Box plots show consistency of improvement across multiple independent runs.

In [None]:
fig, ax = plt.subplots(figsize=(10, 6))

# Calculate improvement for each run and each baseline
improvements_by_baseline = {name: [] for name in baseline_names}

for run in runs:
    final_fitness = run["evolved_fitness"][-1]
    for name in baseline_names:
        baseline_val = run["baseline_fitness"][name]
        if baseline_val > 0:
            improvement_pct = ((final_fitness - baseline_val) / baseline_val) * 100
        else:
            improvement_pct = float("inf") if final_fitness > 0 else 0

        # Cap infinite values for display
        if improvement_pct == float("inf"):
            improvement_pct = 1000  # Display as 1000% for visualization

        improvements_by_baseline[name].append(improvement_pct)

# Create box plot
positions = range(1, len(baseline_names) + 1)
bp = ax.boxplot(
    [improvements_by_baseline[name] for name in baseline_names],
    positions=positions,
    widths=0.6,
    patch_artist=True,
    boxprops={"facecolor": "lightblue", "alpha": 0.7},
    medianprops={"color": "red", "linewidth": 2},
)

# Add individual points
for i, name in enumerate(baseline_names, 1):
    y = improvements_by_baseline[name]
    x = np.random.normal(i, 0.04, size=len(y))
    ax.plot(x, y, "o", alpha=0.4, color="navy", markersize=6)

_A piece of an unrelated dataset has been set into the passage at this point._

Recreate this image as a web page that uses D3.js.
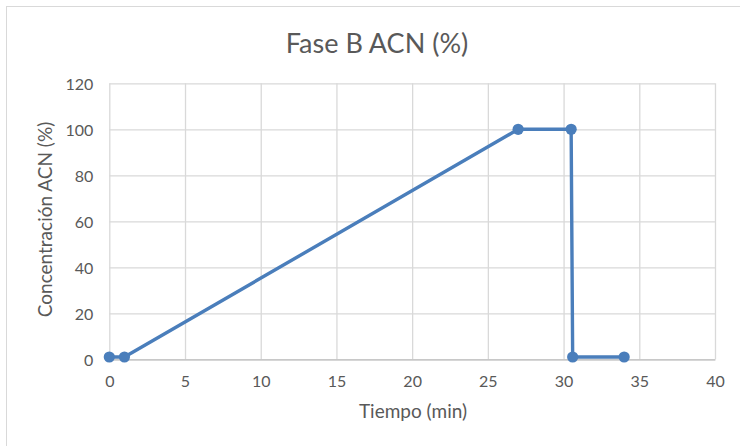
<!DOCTYPE html>
<html>
<head>
<meta charset="utf-8">
<script src="https://cdn.jsdelivr.net/npm/d3@7"></script>
<style>
  html, body { margin: 0; padding: 0; background: #fff; }
  svg { display: block; font-family: Lato, "Open Sans", sans-serif; }
</style>
</head>
<body>
<svg id="chart" width="740" height="446"></svg>
<script>
// Gradient program: acetonitrile share over time
const tiempo = [0, 1, 27, 30.5, 30.6, 34];
const acn = [1, 1, 100, 100, 1, 1];
const xTicks = [0, 5, 10, 15, 20, 25, 30, 35, 40];
const yTicks = [0, 20, 40, 60, 80, 100, 120];

const titleText = "Fase B ACN (%)";
const xTitle = "Tiempo (min)";
const yTitle = "Concentración ACN (%)";

const W = 740, H = 446;
const plot = { left: 109.3, right: 715, top: 83.3, bottom: 359.3 };
const textColor = "#595959";
const gridColor = "#d9d9d9";
const lineColor = "#4a7ebb";

const svg = d3.select("#chart");

// outer chart frame
svg.append("rect")
  .attr("x", 6.5).attr("y", 6.5)
  .attr("width", W).attr("height", H)
  .attr("fill", "#fff").attr("stroke", "#d9d9d9").attr("stroke-width", 1);

const x = d3.scaleLinear().domain([0, 40]).range([plot.left, plot.right]);
const y = d3.scaleLinear().domain([0, 120]).range([plot.bottom, plot.top]);

// vertical grid
svg.append("g")
  .attr("transform", `translate(0,${plot.bottom})`)
  .call(d3.axisBottom(x).tickValues(xTicks).tickSize(-(plot.bottom - plot.top)).tickFormat(""))
  .call(g => g.select(".domain").remove())
  .call(g => g.selectAll("line").attr("stroke", gridColor).attr("stroke-width", 1.3));

// horizontal grid
svg.append("g")
  .attr("transform", `translate(${plot.left},0)`)
  .call(d3.axisLeft(y).tickValues(yTicks).tickSize(-(plot.right - plot.left)).tickFormat(""))
  .call(g => g.select(".domain").remove())
  .call(g => g.selectAll("line").attr("stroke", gridColor).attr("stroke-width", 1.3));

// x tick labels
svg.append("g")
  .attr("transform", `translate(0,${plot.bottom})`)
  .call(d3.axisBottom(x).tickValues(xTicks).tickSize(0).tickPadding(28))
  .call(g => g.select(".domain").attr("stroke", "#bfbfbf").attr("stroke-width", 1.3))
  .call(g => g.selectAll("text")
    .attr("fill", textColor).attr("font-size", "16px")
    .attr("font-family", "Lato, 'Open Sans', sans-serif")
    .attr("dy", "0"));

// y tick labels
svg.append("g")
  .attr("transform", `translate(${plot.left},0)`)
  .call(d3.axisLeft(y).tickValues(yTicks).tickSize(0).tickPadding(16))
  .call(g => g.select(".domain").remove())
  .call(g => g.selectAll("text")
    .attr("fill", textColor).attr("font-size", "16px")
    .attr("font-family", "Lato, 'Open Sans', sans-serif")
    .attr("dy", "0.36em"));

// series line and markers
const pts = tiempo.map((t, i) => ({ t, v: acn[i] }));
svg.append("path")
  .datum(pts)
  .attr("fill", "none")
  .attr("stroke", lineColor)
  .attr("stroke-width", 3.4)
  .attr("stroke-linejoin", "round")
  .attr("d", d3.line().x(d => x(d.t)).y(d => y(d.v)));

svg.append("g").selectAll("circle")
  .data(pts)
  .join("circle")
  .attr("cx", d => x(d.t))
  .attr("cy", d => y(d.v))
  .attr("r", 5.6)
  .attr("fill", lineColor);

// titles
svg.append("text")
  .attr("x", 377).attr("y", 53.3)
  .attr("text-anchor", "middle")
  .attr("fill", textColor).attr("font-size", "27px")
  .text(titleText);

svg.append("text")
  .attr("x", 413).attr("y", 418)
  .attr("text-anchor", "middle")
  .attr("fill", textColor).attr("font-size", "19px")
  .text(xTitle);

svg.append("text")
  .attr("transform", `translate(52,219.5) rotate(-90)`)
  .attr("text-anchor", "middle")
  .attr("fill", textColor).attr("font-size", "19px")
  .text(yTitle);
</script>
</body>
</html>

ax.axhline(0, color="gray", linestyle="--", alpha=0.5, label="No improvement")
ax.set_xticks(positions)
ax.set_xticklabels([name.title() for name in baseline_names])
ax.set_xlabel("Baseline Strategy", fontsize=12, fontweight="bold")
ax.set_ylabel("Improvement (%)", fontsize=12, fontweight="bold")
ax.set_title("Improvement Distribution Across Runs", fontsize=14, fontweight="bold")
ax.grid(alpha=0.3, axis="y")
ax.legend(fontsize=11)

# Add note about infinite values
if any(1000 in improvements_by_baseline[name] for name in baseline_names):
    note_text = (
        "Note: Baseline=0 cases shown as 1000% for visualization (actually +inf%)"
    )
    ax.text(
        0.5,
        0.02,
        note_text,
        transform=ax.transAxes,
        fontsize=9,
        ha="center",
        va="bottom",
        style="italic",
        bbox={"boxstyle": "round", "facecolor": "yellow", "alpha": 0.3},
    )

plt.tight_layout()
plt.show()

## 6. Summary Statistics

Complete statistical report for all baseline comparisons.

In [None]:
print("=" * 80)

print("SUMMARY STATISTICS TABLE")

print("=" * 80)

print()


for name in baseline_names:
    result = analysis["comparison_results"][name]

    print(f"{name.upper()} BASELINE:")

    print(f"  Evolved mean:  {result['evolved_mean']:.1f}")

    print(f"  Baseline mean: {result['baseline_mean']:.1f}")

    if result["baseline_mean"] > 0:
        improvement = (
            (result["evolved_mean"] - result["baseline_mean"]) / result["baseline_mean"]
        ) * 100

        print(f"  Improvement:   +{improvement:.1f}%")

    else:
        print("  Improvement:   +inf%")

    sig = "✓ YES" if result["is_significant"] else "✗ NO"

    print(f"  p-value:       {result['p_value']:.4f} ({sig})")

    print(f"  Effect size:   {result['effect_size']:.2f} (Cohen's d)")

    print(
        f"  95% CI:        [{result['confidence_interval'][0]:.1f}, {result['confidence_interval'][1]:.1f}]"
    )

    print()


print("=" * 80)

print("CONVERGENCE STATISTICS:")

print("=" * 80)

conv = analysis["convergence_stats"]

print(
    f"  Convergence rate: {conv['convergence_rate'] * 100:.0f}% ({int(conv['convergence_rate'] * data['num_runs'])}/{data['num_runs']} runs)"
)

print(f"  Mean generations: {conv['mean']:.1f} ± {conv['std']:.1f}")

print()

## 📊 How to Interpret Results

### Statistical Significance (p-value)
- **p < 0.05**: Statistically significant improvement (marked with *)
- **p < 0.01**: Highly significant (**)
- **p < 0.001**: Very highly significant (***)
- **p ≥ 0.05**: Not statistically significant (ns) - difference could be due to chance

### Effect Size (Cohen's d)
- **d < 0.2**: Negligible practical difference
- **0.2 ≤ d < 0.5**: Small but meaningful improvement
- **0.5 ≤ d < 0.8**: Medium improvement - noticeable in practice
- **d ≥ 0.8**: Large improvement - substantial practical significance

### Confidence Interval (95% CI)
- Range where the true difference likely falls
- If CI excludes 0, the improvement is statistically significant
- Wider CI = more uncertainty (fewer runs or high variance)

### Convergence
- **High convergence rate** (>70%): Evolution reliably finds stable solutions
- **Low mean generations**: Fast convergence - efficient optimization
- **Non-convergence**: Fitness still improving - may need more generations

### Key Questions to Ask
1. Did evolution beat all baselines significantly?
2. Are effect sizes large enough to matter practically?
3. Is improvement consistent across runs (narrow box plots)?
4. Does convergence happen early enough for efficiency?